The following piece is an excerpt from my book, “Word, From Your Mother,” a daily guidance journal written for my children, Liv and Pierce-Gabriel.
It is important to feel validated. I try to remain humble by reassuring myself that I don’t need someone else to tell me I’m smart enough, look good enough, or valued. The truth is that it does feel good to receive compliments or recognition as a good human. I was reading an article by author James Clear of Atomic Habits. He said that it’s good to recognize others and to validate their feelings. For example, he said, “If someone does a good job—tell them; If someone makes a mistake—forgive them; If someone tells you their problems—listen.” It’s a good rule of thumb to follow because when you tell someone, they’ve done a great job, so have you.
When you forgive someone else, you forgive yourself. And, when you take time to listen, you will begin to see yourself in others—you’ll see how connected all of us are. Doing this also teaches you the art of patience while remembering the Golden Rule, “Do unto others as you would have them do unto you.” The Golden Rule, a simple code of ethics, is often overlooked.
I’ve also grown to think that when you have this kind of awareness and try to make it part of your daily practice, you will start to feel a sense of peacefulness. Recognize how it feels inside of you when you are a good listener. It’s hard to do this because we always want to interject our own opinions or experiences. Why? Because ultimately, we are seeking the very thing that the person sharing with us is—validation, compliments, love, nurturing, etc.

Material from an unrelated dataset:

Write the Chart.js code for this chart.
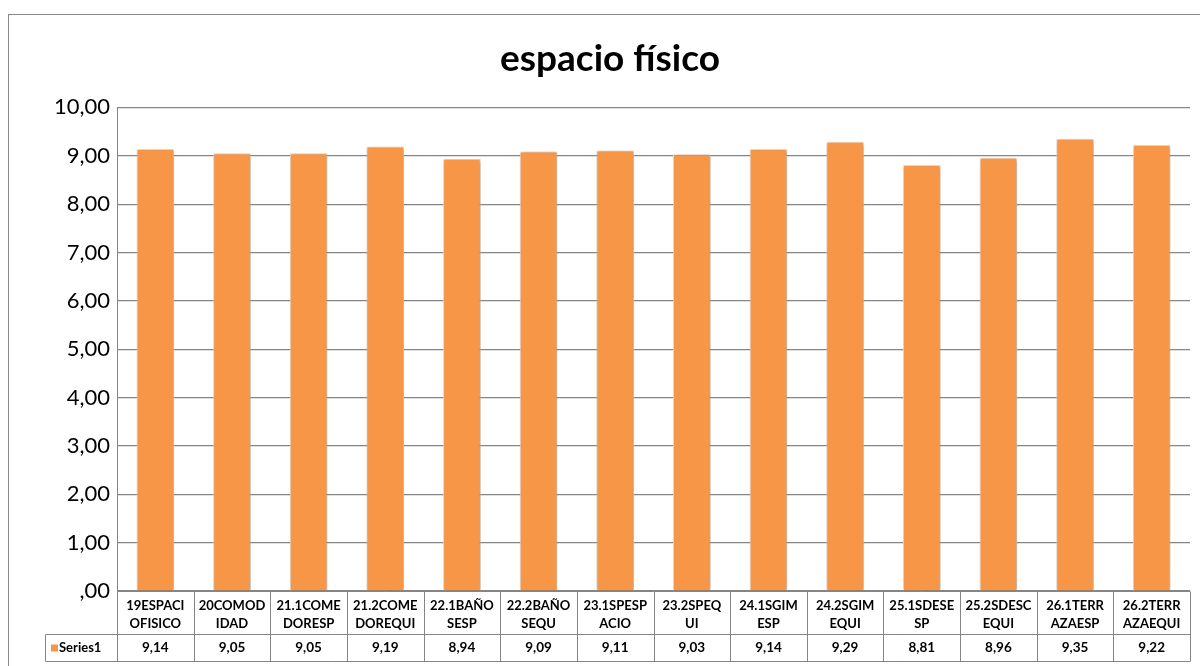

The same thing goes with forgiving. Forgiving can be a tough thing to do if you tend to hold grudges. I think I’ve told you when you were younger that if you can’t find it in your heart to forgive others or yourself, it may manifest into ailment in some part of your body, eventually. A good book to reference how our bodies translate emotions into pain is Lois L. Hay’s, Heal Your Body. The book gives examples of the problem, probable cause, and how to heal it with a new thought pattern.
Giving compliments to validate someone’s good job or good looks or smarts is also one of the best ways to become more consciously aware of how we are all so interconnected. I often find myself silently complimenting others for various things. I see a mother tending to her child, and I think, “What a good little mom, “or I see a group of children playing nicely together and think, “What thoughtful and kind children.” I like to send prayers, love, and blessings during these observations.
Now that I’ve become more aware of these silent compliments, I encourage myself to speak them aloud–to validate them even more. If we delve more deeply, can’t we recognize these simple blessings as acts of love?
On the contrary, isn’t it true that if you pay close attention to the inner workings of your mind, that you’ll also become aware of how much we judge and criticize one another? Oh, yes. I hear all sorts of stuff—”Am I as fat as she is?” “He thinks he’s so smart but he’s just an asshole.” “What the hell is wrong with her?” I hear all that stuff, too.
The difference is to catch yourself in the act and rework your thought. Turn it into a loving and compassionate one. “She’s probably trying just as hard as I am to lose weight,” “He has a beautiful and vulnerable heart,” and “We are all trying to seek peace even when we make wrong choices.” Do you get my point?